N S Harsha at Iniva
Nations, N S Harsha, hand-painted flags, sewing machines, 2008 (detail of installation view at Sharjah Biennial photo © the artist and Sakshi Gallery, Mumbai)
Indian artist N S Harsha’s installation Nations is currently on show at Iniva’s Rivington Place HQ (until 31 October)
Nations was exhibited at Sharjah Biennial in 2008, and the Shanghai Art Fair in 2007, but it’s the first time that the work has gone on show in the UK. It’s a vast installation, made up of row upon row of old-fashioned treadle sewing machines each on their own individual stands. A brightly coloured flag – one for each UN country – is clamped under each of the 192 machines and from a distance it looks like a neatly ordered factory just before the workers arrive. But on closer inspection you can see that each machine is connected to the others by a cats cradle of coloured threads, forming an elaborate web that can only be broken by force.
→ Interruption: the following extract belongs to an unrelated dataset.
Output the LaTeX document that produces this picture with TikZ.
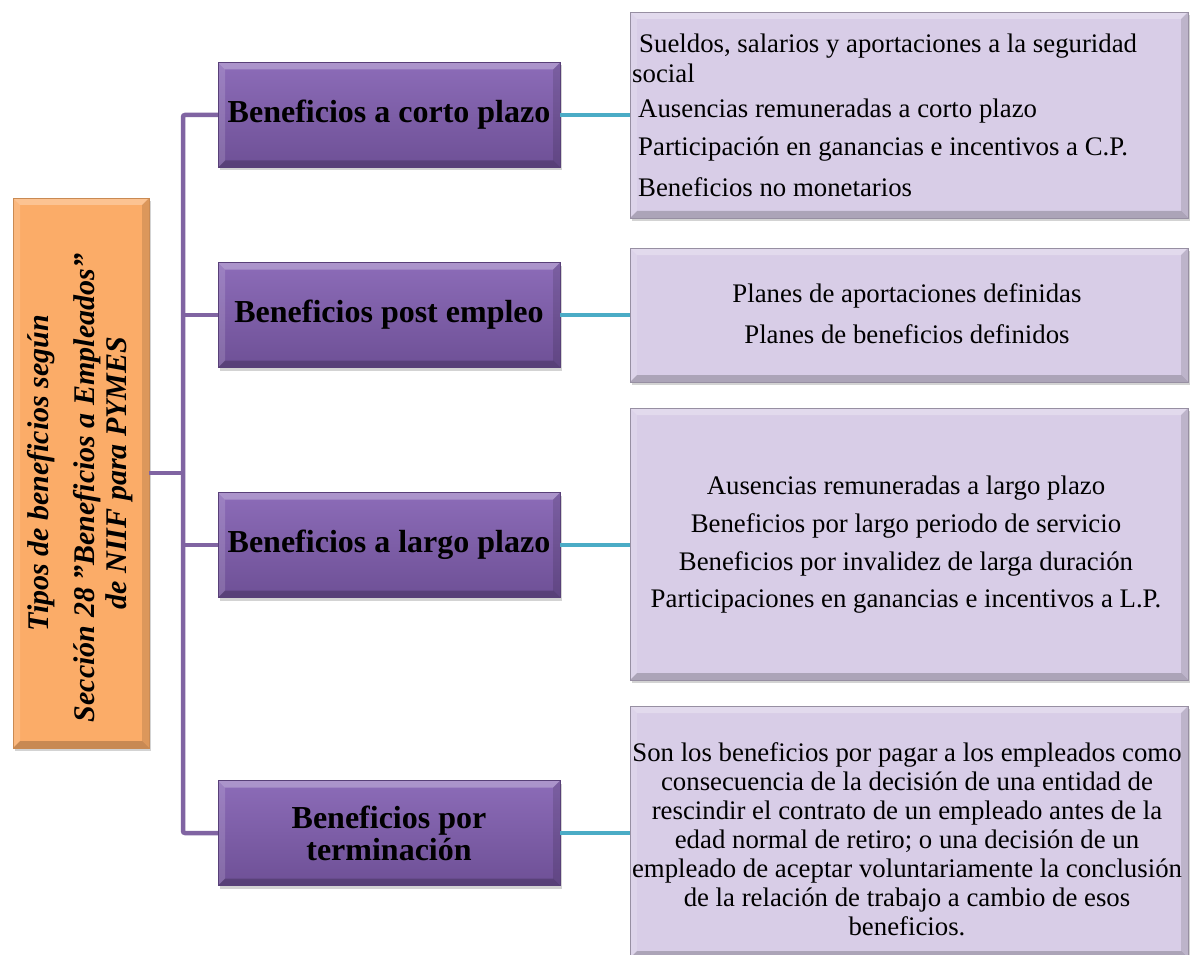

It’s a powerful comment on globalisation, underlining how each country is connected by economic ties, many of which are related to the textile industry, the rows of sewing-machines recalling the third-world sweatshops where many of these textiles are made.
Also at Iniva at the moment is Chen Chieh-jen’s film Factory. Like Nations it asks questions about the textile industry, filming Taiwanese workers who used to work in a garment factory closed down seven years ago – there are haunting shots of the derelict factory as well as the redundant workers, left high and dry by the unscrupulous factory owners who abandoned them.